Multi-asset investing attracting interest and resources
(Pictured: Al Clark)
Multi-asset investing, alongside the broader concept of dynamic asset allocation, is is one of the trends of the moment in funds management. But investors with memories of the explosion in tactical asset allocation (TAA) strategies in the 1990s must be wondering whether it’s a trend or fad.
Some fund managers are putting a lot of resources into their multi-asset strategies. Nikko Asset Management, owner of Tyndall Investment Management, for instance, has put together its big team of 18 investment professionals under the one roof in Singapore to grow its multi-asset business.
Al Clark, recruited by Nikko this year to head up multi-asset investing for the region, relocated from Singapore to Sydney for the role. He had spent seven years with Schroder Investment Management there, running the multi-asset business. Now, however, the rest of Nikko’s team is being relocated from around the region to Singapore to aid the push. Clark will commute between Sydney and Singapore.
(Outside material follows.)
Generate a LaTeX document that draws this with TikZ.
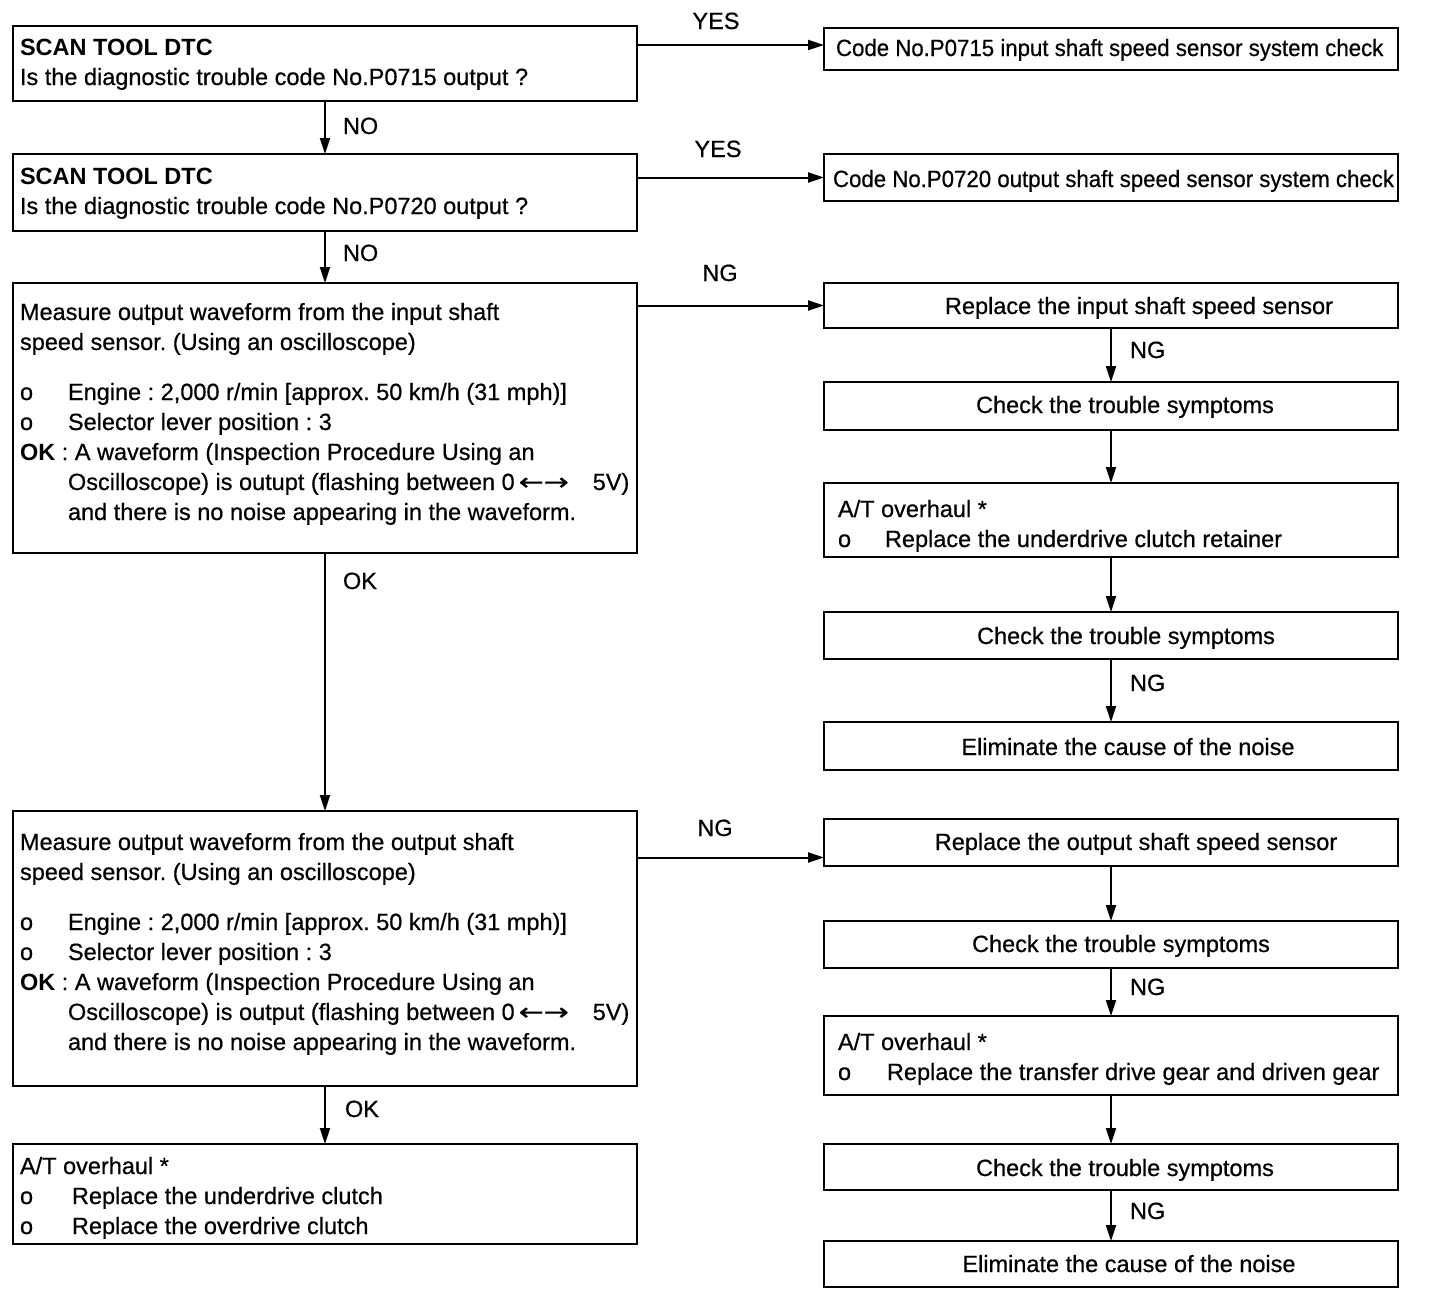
\documentclass[tikz,border=0pt]{standalone}
\usepackage{fontspec}
\setmainfont{Liberation Sans}[UprightFeatures={FakeBold=0.6}]
\newfontfamily\arrfont{DejaVu Sans}[FakeBold=0.6]
\usetikzlibrary{arrows.meta,calc}
\newcommand{\bulA}{\makebox[48pt][l]{o}}
\newcommand{\bulB}{\makebox[52pt][l]{o}}
\newcommand{\bulC}{\makebox[47pt][l]{o}}
\newcommand{\indA}{\hspace*{48pt}}
\newcommand{\lines}[1]{\begin{tabular}[t]{@{}l@{}}#1\end{tabular}}
\newcommand{\dblarr}{\hspace{4pt}\scalebox{1.27}[1]{\arrfont ←→}\hspace{24pt}}
\frenchspacing
\begin{document}
\begin{tikzpicture}[x=1pt,y=-1pt,
  box/.style={draw, line width=2pt, rectangle, inner sep=0pt, outer sep=0pt},
  lbox/.style={box, minimum width=624pt},
  rbox/.style={box, minimum width=574pt},
  txt/.style={inner sep=0pt, outer sep=0pt, font=\fontsize{23.5}{30}\selectfont\frenchspacing},
  conn/.style={line width=2pt, -{Triangle[length=16pt,width=10pt]}}]
\useasboundingbox (0,0) rectangle (1440,1302);

% left column boxes
\node[lbox, minimum height=75pt]  (b1) at (325,63.5) {};
\node[lbox, minimum height=77pt]  (b2) at (325,192.5) {};
\node[lbox, minimum height=270pt] (b3) at (325,418) {};
\node[lbox, minimum height=275pt] (b4) at (325,948.5) {};
\node[lbox, minimum height=100pt] (b5) at (325,1194) {};

% right column boxes
\node[rbox, minimum height=42pt] (r1) at (1111,49) {};
\node[rbox, minimum height=47pt] (r2) at (1111,177.5) {};
\node[rbox, minimum height=45pt] (r3) at (1111,305.5) {};
\node[rbox, minimum height=48pt] (r4) at (1111,406) {};
\node[rbox, minimum height=74pt] (r5) at (1111,520) {};
\node[rbox, minimum height=47pt] (r6) at (1111,635.5) {};
\node[rbox, minimum height=48pt] (r7) at (1111,746) {};
\node[rbox, minimum height=47pt] (r8) at (1111,842.5) {};
\node[rbox, minimum height=47pt] (r9) at (1111,944.5) {};
\node[rbox, minimum height=79pt] (r10) at (1111,1055.5) {};
\node[rbox, minimum height=46pt] (r11) at (1111,1167) {};
\node[rbox, minimum height=46pt] (r12) at (1111,1264) {};

% left texts
\node[txt, anchor=base west] (t1) at (20,55) {\lines{\textbf{SCAN TOOL DTC}\\Is the diagnostic trouble code No.P0715 output ?}};
\node[txt, anchor=base west] (t2) at (20,184) {\lines{\textbf{SCAN TOOL DTC}\\Is the diagnostic trouble code No.P0720 output ?}};
\node[txt, anchor=base west] (t3) at (20,320) {\lines{Measure output waveform from the input shaft\\
speed sensor. (Using an oscilloscope)\\[20pt]
\bulA Engine : 2,000 r/min [approx. 50 km/h (31 mph)]\\
\bulA Selector lever position : 3\\
\textbf{OK} : A waveform (Inspection Procedure Using an\\
\indA Oscilloscope) is outupt (flashing between 0\dblarr 5V)\\
\indA and there is no noise appearing in the waveform.}};
\node[txt, anchor=base west] (t4) at (20,850) {\lines{Measure output waveform from the output shaft\\
speed sensor. (Using an oscilloscope)\\[20pt]
\bulA Engine : 2,000 r/min [approx. 50 km/h (31 mph)]\\
\bulA Selector lever position : 3\\
\textbf{OK} : A waveform (Inspection Procedure Using an\\
\indA Oscilloscope) is output (flashing between 0\dblarr 5V)\\
\indA and there is no noise appearing in the waveform.}};
\node[txt, anchor=base west] (t5) at (20,1174) {\lines{A/T overhaul *\\
\bulB Replace the underdrive clutch\\
\bulB Replace the overdrive clutch}};

% right texts
\node[txt, anchor=base west] (s1) at (836,56) {\scalebox{0.946}[1]{Code No.P0715 input shaft speed sensor system check}};
\node[txt, anchor=base west] (s2) at (833,187) {\scalebox{0.946}[1]{Code No.P0720 output shaft speed sensor system check}};
\node[txt, anchor=base] (s3) at (1139,314) {Replace the input shaft speed sensor};
\node[txt, anchor=base] (s4) at (1125,413) {Check the trouble symptoms};
\node[txt, anchor=base west] (s5) at (838,517) {\lines{A/T overhaul *\\ \bulC Replace the underdrive clutch retainer}};
\node[txt, anchor=base] (s6) at (1126,644) {Check the trouble symptoms};
\node[txt, anchor=base] (s7) at (1128,755) {Eliminate the cause of the noise};
\node[txt, anchor=base] (s8) at (1136,850) {Replace the output shaft speed sensor};
\node[txt, anchor=base] (s9) at (1121,952) {Check the trouble symptoms};
\node[txt, anchor=base west] (s10) at (838,1050) {\lines{A/T overhaul *\\ \makebox[49pt][l]{o}Replace the transfer drive gear and driven gear}};
\node[txt, anchor=base] (s11) at (1125,1176) {Check the trouble symptoms};
\node[txt, anchor=base] (s12) at (1129,1272) {Eliminate the cause of the noise};

% connectors
\coordinate (r1in) at ([yshift=4pt]r1.west);
\coordinate (r8in) at ([yshift=-15pt]r8.west);
\draw[conn] (b1.east |- r1in) -- (r1in);
\draw[conn] (b2.east |- r2.west) -- (r2.west);
\draw[conn] (b3.east |- r3.west) -- (r3.west);
\draw[conn] (b4.east |- r8in) -- (r8in);

\draw[conn] (b1.south) -- (b2.north);
\draw[conn] (b2.south) -- (b3.north);
\draw[conn] (b3.south) -- (b4.north);
\draw[conn] (b4.south) -- (b5.north);

\draw[conn] (r3.south) -- (r4.north);
\draw[conn] (r4.south) -- (r5.north);
\draw[conn] (r5.south) -- (r6.north);
\draw[conn] (r6.south) -- (r7.north);
\draw[conn] (r8.south) -- (r9.north);
\draw[conn] (r9.south) -- (r10.north);
\draw[conn] (r10.south) -- (r11.north);
\draw[conn] (r11.south) -- (r12.north);

% labels
\node[txt, anchor=base] (l1) at (716,29) {YES};
\node[txt, anchor=base] (l2) at (718,157) {YES};
\node[txt, anchor=base] (l3) at (720,281) {NG};
\node[txt, anchor=base] (l4) at (715,836) {NG};
\node[txt, anchor=base west] (l5) at (343,134) {NO};
\node[txt, anchor=base west] (l6) at (343,261) {NO};
\node[txt, anchor=base west] (l7) at (343,589) {OK};
\node[txt, anchor=base west] (l8) at (345,1117) {OK};
\node[txt, anchor=base west] (l9) at (1130,358) {NG};
\node[txt, anchor=base west] (l10) at (1130,691) {NG};
\node[txt, anchor=base west] (l11) at (1130,995) {NG};
\node[txt, anchor=base west] (l12) at (1130,1219) {NG};
\end{tikzpicture}
\end{document}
Commenting on the Nikko multi-asset structure and process, Clark said: “The team is centred under specialist portfolio managers who act as core decision makers for portfolio construction. Insights were provided by the quant research team, risk management team and portfolio solutions team.”
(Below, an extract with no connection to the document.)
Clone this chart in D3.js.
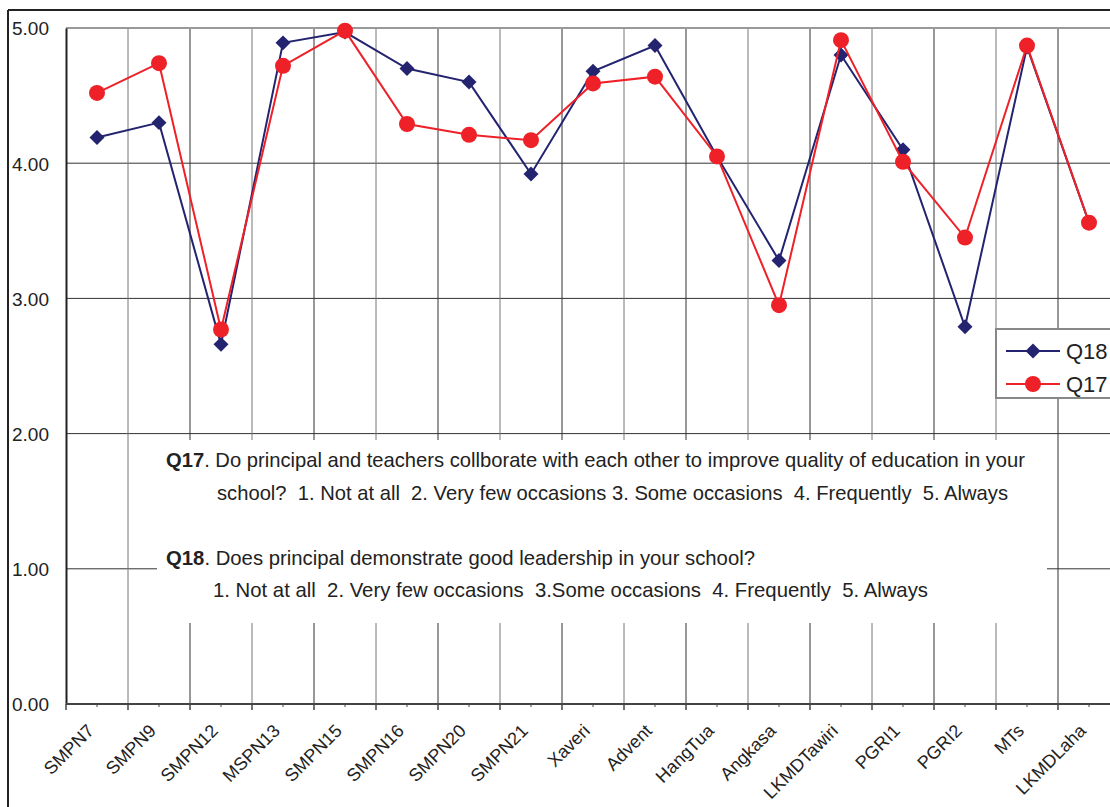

He said the portfolio construction process was divorced from factor analyses. “We incorporate factor analysis post optimisation though our research overlay,” he said. “We believe this provides us with the best way to incorporate current market dynamics.”
He said: “Our multi-asset solutions enable a proactive and focused approach to managing the downside, building layers of protection in to the portfolio to minimise losses in a volatile market. Unlike typical balanced funds that are dictated by their benchmark, our solutions have greater flexibility to invest in assets that are most attractive.”
Nikko offers a range of multi-asset strategies and products from pure alpha to static beta.
Putting the team in the one location is reminiscent of the evolution of TAA. When it first took hold in Australia in the early 1990s and aided by a big tick for the strategy by Mercer Investment Consulting, TAA teams were little more than the heads of each asset class getting together on a regular basis to argue the case for their specialties. This was soon superseded by specialist stand-along teams and even specialist standalone firms, the most success of which – at least initially – was Tactical Global Management. These specialists argued that the old balanced strategies were flawed because they did not represent a cohesive and dynamically adjusted strategy. TAA was also available in the cost-effective overlay form.
In any case, the trend petered out towards the end of the 1990s and those managers who remained in business converted their strategies into global-macro hedge funds, whose popularity and investment returns have proved more durable.
According to a recent report by Mercer in the UK, searches for global multi-asset mandates grew by 33 per cent during 2013.
Multi-asset investing fits neatly with the demand for “outcomes-driven” investing, brought about by disappointment in the way many managers handled the market volatility of 2007-2009. Portfolios can be constructed to provide more certain returns with downside protection.